> _Task details_:
Return only the lines running from the line with "Reproduce this chart" down to the line with "const yGrid = d3.range(4, 160, 4);", both included, exactly as they appear.

> _Dataset rows_:
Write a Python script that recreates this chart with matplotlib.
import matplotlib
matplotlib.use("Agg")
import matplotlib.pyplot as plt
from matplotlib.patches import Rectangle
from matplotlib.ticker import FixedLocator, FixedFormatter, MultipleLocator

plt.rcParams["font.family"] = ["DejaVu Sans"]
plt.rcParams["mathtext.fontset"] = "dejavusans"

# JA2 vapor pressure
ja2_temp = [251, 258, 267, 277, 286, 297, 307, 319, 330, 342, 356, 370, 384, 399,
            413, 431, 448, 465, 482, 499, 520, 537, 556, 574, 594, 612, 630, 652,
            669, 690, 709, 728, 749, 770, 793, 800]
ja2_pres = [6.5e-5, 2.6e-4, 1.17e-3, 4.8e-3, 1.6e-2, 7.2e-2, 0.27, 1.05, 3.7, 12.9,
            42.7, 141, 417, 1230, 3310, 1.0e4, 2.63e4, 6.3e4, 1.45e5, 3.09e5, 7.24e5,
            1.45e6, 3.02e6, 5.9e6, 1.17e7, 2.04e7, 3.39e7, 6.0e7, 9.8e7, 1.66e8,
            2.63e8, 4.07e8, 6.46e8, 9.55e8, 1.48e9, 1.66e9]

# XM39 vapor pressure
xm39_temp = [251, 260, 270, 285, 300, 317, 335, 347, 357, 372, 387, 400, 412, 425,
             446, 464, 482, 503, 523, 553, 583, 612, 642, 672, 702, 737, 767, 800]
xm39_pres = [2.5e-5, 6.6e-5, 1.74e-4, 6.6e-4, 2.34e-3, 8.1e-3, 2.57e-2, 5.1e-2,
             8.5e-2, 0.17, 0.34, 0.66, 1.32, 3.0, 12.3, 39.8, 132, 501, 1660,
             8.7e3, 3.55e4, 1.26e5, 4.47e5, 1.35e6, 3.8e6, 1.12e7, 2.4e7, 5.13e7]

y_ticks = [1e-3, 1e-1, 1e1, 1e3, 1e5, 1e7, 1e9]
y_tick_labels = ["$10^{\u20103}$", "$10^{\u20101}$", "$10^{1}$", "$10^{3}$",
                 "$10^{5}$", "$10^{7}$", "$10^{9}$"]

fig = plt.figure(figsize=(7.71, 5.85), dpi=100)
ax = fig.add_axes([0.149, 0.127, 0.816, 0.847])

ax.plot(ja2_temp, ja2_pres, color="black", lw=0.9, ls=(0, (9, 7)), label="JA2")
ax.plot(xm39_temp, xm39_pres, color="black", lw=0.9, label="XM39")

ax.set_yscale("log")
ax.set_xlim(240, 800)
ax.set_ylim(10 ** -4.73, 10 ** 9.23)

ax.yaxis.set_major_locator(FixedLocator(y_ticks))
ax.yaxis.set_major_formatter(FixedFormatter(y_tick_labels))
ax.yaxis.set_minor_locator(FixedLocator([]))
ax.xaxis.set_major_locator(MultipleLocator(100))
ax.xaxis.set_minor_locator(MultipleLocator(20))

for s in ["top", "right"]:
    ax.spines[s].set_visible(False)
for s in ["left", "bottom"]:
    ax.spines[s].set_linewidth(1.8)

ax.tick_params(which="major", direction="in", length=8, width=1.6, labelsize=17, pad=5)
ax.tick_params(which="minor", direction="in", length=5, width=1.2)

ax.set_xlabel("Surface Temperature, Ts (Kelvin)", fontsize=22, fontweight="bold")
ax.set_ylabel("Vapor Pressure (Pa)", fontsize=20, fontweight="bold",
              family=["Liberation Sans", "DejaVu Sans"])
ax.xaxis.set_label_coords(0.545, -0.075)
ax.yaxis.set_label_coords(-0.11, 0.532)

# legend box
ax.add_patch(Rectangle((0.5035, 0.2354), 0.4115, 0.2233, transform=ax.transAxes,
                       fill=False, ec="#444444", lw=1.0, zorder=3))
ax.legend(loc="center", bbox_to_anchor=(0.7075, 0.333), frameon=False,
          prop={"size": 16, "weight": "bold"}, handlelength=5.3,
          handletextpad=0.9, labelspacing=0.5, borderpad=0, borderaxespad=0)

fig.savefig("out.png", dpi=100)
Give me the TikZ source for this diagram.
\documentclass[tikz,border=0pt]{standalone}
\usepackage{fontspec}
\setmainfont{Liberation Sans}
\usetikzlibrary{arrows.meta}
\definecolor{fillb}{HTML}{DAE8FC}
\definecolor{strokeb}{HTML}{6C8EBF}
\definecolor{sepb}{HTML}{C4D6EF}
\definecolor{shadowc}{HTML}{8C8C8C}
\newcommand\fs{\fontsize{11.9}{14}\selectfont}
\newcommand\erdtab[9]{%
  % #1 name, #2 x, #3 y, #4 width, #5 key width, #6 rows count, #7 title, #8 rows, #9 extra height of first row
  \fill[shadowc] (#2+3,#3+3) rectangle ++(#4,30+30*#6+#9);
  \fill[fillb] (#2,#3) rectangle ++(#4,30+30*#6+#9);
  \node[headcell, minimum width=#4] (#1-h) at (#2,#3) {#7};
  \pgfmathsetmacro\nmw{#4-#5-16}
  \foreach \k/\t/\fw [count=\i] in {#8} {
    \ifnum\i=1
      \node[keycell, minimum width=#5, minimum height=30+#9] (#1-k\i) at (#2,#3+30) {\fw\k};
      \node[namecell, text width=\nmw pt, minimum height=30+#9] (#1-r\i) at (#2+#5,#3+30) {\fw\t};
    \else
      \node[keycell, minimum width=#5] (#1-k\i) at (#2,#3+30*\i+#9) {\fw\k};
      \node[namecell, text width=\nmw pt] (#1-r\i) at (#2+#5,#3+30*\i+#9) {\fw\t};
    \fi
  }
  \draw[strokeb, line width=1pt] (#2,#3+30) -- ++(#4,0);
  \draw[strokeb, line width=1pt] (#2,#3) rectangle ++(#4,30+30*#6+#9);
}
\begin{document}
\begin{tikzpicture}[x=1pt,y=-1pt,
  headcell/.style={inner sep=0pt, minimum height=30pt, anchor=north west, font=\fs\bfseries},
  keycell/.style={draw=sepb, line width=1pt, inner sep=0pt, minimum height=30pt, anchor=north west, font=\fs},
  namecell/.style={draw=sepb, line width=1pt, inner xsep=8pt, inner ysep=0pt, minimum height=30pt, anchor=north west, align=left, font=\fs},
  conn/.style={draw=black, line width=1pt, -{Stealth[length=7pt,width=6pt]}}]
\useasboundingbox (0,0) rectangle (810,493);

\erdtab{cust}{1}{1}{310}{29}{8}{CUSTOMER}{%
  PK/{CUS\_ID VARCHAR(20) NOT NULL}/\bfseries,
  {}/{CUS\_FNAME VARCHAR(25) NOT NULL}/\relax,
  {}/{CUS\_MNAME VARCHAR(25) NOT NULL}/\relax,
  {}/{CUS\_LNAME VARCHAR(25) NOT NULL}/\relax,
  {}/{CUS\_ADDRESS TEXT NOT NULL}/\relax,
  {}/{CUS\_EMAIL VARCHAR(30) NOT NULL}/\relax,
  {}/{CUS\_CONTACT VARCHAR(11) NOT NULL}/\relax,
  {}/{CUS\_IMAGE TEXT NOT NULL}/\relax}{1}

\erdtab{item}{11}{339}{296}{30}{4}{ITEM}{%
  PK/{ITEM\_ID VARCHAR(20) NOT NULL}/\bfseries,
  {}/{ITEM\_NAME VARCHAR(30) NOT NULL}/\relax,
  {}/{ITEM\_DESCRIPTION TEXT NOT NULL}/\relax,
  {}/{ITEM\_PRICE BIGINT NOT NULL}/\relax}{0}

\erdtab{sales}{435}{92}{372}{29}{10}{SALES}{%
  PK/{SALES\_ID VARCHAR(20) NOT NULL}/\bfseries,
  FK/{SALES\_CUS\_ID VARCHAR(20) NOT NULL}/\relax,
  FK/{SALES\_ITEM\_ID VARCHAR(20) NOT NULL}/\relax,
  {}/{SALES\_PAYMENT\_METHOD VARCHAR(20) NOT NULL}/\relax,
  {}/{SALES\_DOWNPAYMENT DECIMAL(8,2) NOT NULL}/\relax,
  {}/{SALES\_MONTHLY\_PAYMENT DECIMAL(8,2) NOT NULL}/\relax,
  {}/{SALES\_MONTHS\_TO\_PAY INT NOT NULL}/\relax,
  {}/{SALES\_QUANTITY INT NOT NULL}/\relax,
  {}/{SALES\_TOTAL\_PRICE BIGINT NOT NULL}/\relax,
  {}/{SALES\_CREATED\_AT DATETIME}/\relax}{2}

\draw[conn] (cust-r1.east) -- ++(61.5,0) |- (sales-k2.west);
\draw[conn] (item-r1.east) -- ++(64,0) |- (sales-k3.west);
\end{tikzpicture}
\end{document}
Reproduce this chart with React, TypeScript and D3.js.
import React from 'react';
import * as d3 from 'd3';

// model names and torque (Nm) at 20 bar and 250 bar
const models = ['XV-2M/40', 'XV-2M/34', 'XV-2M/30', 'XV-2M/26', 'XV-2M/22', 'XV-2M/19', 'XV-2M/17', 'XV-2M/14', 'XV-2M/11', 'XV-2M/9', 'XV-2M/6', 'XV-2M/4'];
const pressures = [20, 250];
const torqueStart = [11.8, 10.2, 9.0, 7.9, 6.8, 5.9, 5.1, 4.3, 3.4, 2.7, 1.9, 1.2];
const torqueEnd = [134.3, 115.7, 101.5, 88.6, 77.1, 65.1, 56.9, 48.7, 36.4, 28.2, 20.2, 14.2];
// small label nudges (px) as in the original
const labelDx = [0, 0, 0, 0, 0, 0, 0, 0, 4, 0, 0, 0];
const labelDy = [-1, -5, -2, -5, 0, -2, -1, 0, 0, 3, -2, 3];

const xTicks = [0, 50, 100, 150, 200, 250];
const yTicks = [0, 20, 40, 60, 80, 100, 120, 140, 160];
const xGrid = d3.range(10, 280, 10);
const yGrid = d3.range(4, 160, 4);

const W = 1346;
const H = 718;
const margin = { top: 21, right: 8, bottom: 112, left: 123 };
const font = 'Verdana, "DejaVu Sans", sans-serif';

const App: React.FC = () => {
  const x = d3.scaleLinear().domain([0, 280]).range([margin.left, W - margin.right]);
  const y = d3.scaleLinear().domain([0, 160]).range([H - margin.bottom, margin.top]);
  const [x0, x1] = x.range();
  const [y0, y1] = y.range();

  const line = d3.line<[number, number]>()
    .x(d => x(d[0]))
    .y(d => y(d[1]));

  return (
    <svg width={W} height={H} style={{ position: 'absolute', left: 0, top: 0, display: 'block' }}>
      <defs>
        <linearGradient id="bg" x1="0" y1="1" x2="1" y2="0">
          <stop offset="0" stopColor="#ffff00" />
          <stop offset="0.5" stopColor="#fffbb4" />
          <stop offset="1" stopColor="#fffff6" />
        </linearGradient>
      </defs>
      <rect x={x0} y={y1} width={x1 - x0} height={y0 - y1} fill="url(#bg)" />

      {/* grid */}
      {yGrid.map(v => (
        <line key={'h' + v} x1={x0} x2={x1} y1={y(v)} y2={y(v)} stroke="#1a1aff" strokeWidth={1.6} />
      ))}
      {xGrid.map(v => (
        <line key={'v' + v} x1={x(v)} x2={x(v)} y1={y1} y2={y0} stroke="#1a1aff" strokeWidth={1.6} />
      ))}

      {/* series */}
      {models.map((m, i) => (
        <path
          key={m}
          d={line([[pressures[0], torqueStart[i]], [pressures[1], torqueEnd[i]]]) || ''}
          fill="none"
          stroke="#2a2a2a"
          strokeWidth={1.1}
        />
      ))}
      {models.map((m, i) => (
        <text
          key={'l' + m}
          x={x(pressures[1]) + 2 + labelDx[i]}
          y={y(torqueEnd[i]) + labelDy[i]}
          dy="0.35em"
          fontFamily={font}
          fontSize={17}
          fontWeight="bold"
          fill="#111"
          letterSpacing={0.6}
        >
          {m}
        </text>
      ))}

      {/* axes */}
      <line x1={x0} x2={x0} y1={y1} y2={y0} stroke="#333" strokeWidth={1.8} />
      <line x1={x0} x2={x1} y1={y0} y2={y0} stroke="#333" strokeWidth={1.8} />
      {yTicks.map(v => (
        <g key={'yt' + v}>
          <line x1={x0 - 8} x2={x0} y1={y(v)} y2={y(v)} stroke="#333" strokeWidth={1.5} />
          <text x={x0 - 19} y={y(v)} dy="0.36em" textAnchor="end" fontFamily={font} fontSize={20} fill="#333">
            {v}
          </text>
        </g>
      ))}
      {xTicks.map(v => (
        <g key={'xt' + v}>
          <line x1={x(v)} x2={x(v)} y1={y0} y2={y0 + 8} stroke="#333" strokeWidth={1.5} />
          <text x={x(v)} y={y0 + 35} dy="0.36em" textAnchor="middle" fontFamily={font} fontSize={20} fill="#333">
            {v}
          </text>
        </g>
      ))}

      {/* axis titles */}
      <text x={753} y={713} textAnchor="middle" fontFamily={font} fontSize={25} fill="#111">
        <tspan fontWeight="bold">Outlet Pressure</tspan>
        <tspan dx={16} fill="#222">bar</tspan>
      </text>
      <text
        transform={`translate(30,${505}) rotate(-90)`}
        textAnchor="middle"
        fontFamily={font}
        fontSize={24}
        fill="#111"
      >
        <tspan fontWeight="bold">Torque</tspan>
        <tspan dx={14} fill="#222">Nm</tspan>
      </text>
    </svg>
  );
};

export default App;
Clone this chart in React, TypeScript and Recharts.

> _Exercise solution_:
Reproduce this chart with React, TypeScript and D3.js.
import React from 'react';
import * as d3 from 'd3';

// model names and torque (Nm) at 20 bar and 250 bar
const models = ['XV-2M/40', 'XV-2M/34', 'XV-2M/30', 'XV-2M/26', 'XV-2M/22', 'XV-2M/19', 'XV-2M/17', 'XV-2M/14', 'XV-2M/11', 'XV-2M/9', 'XV-2M/6', 'XV-2M/4'];
const pressures = [20, 250];
const torqueStart = [11.8, 10.2, 9.0, 7.9, 6.8, 5.9, 5.1, 4.3, 3.4, 2.7, 1.9, 1.2];
const torqueEnd = [134.3, 115.7, 101.5, 88.6, 77.1, 65.1, 56.9, 48.7, 36.4, 28.2, 20.2, 14.2];
// small label nudges (px) as in the original
const labelDx = [0, 0, 0, 0, 0, 0, 0, 0, 4, 0, 0, 0];
const labelDy = [-1, -5, -2, -5, 0, -2, -1, 0, 0, 3, -2, 3];

const xTicks = [0, 50, 100, 150, 200, 250];
const yTicks = [0, 20, 40, 60, 80, 100, 120, 140, 160];
const xGrid = d3.range(10, 280, 10);
const yGrid = d3.range(4, 160, 4);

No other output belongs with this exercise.